Их топографы и геодезисты в гостиницах не живут. Снимают «заежку», квартиру в частном секторе. Зашли. Кругом раскиданы вещи, на вешалке — всё вповалку. По квартире, как тени отцов гамлетов, ходят–бродят полусонные люди: растрёпанные, а некоторые просто в одних кальсонах. Но чаем угостили. Уважение к представителю заказчика проявили кусочком колбасы, куском хлеба с сыром и даже долькой лимончика в чай. Молодцы. Старшой — Аркаша, домашний такой весь, в тапочках и с пузиком. Тоже молодец.

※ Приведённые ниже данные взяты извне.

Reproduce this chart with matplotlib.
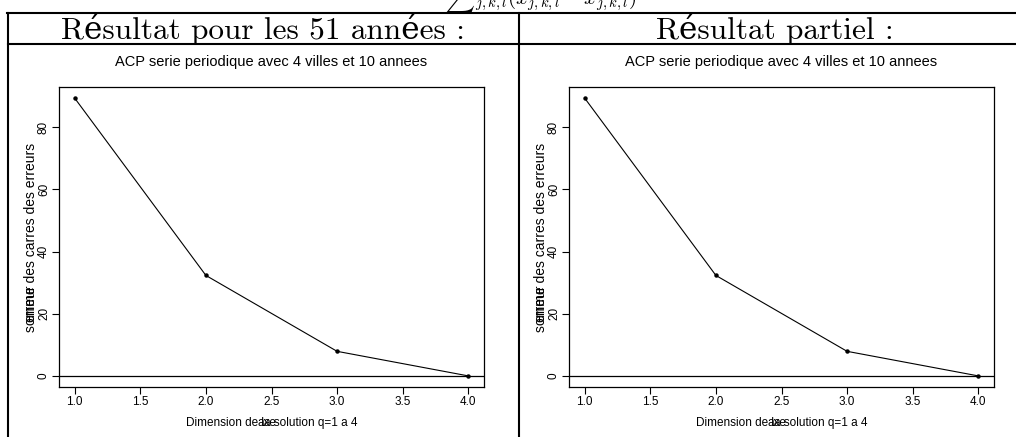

Водителя зовут Сашей. По дороге завёз своего шефа на какую–то базу: копченого муксуна купить. А пока мы с Алексеичем пили чай, он успел куда–то сгонять и привёз вяленую ряпушку. Едем дальше. Всю дорогу в «уазике» орут песни: то ли с радио, то ли с диска. Но я всё равно полусплю. Прибываем к месту дислокации в 9 вечера. С утра — на трассу. Селюсь в гостиницу, успевая попутно заметить, что напротив входа на площади вовсю горит праздничными огнями новогодняя ёлка. Рядом сияет ледяной городок с разными подсвеченными фигурами. Очень красиво и актуально, особенно сейчас: за день до 23 февраля.
Следующий день — бело–голубого цвета. Меня волокут по земле. Другого варианта для проезда по лесотундровой трассе шириной 70 сантиметров — нет. Проскочить можно только на «Буране». А ехать на нём верхом двум крепким мужикам в полной полярной амуниции, да ещё в мороз, нет никакой возможности. Не поместимся попросту. К снегоходу цепляют низкие санки–ящик с высотой бортика, как у ящика для помидор, то есть, сантиметров 8–10, не более того. Сидя ехать — тоже невозможно: выпадешь. Остается — только лёжа. Смугловатый, круглолицый вежливый геодезист Дима с трехдневной небритостью на лице надевает свою «палаческую» шапку с прорезями (хоть какая–то защита от ледяного морозного ветра). Я ложусь в ящик–санки, крепко сжимая за пазухой фотоаппарат для съемки точек трассы и реперов. И мы поехали. И ездить нам так — ещё полмесяца.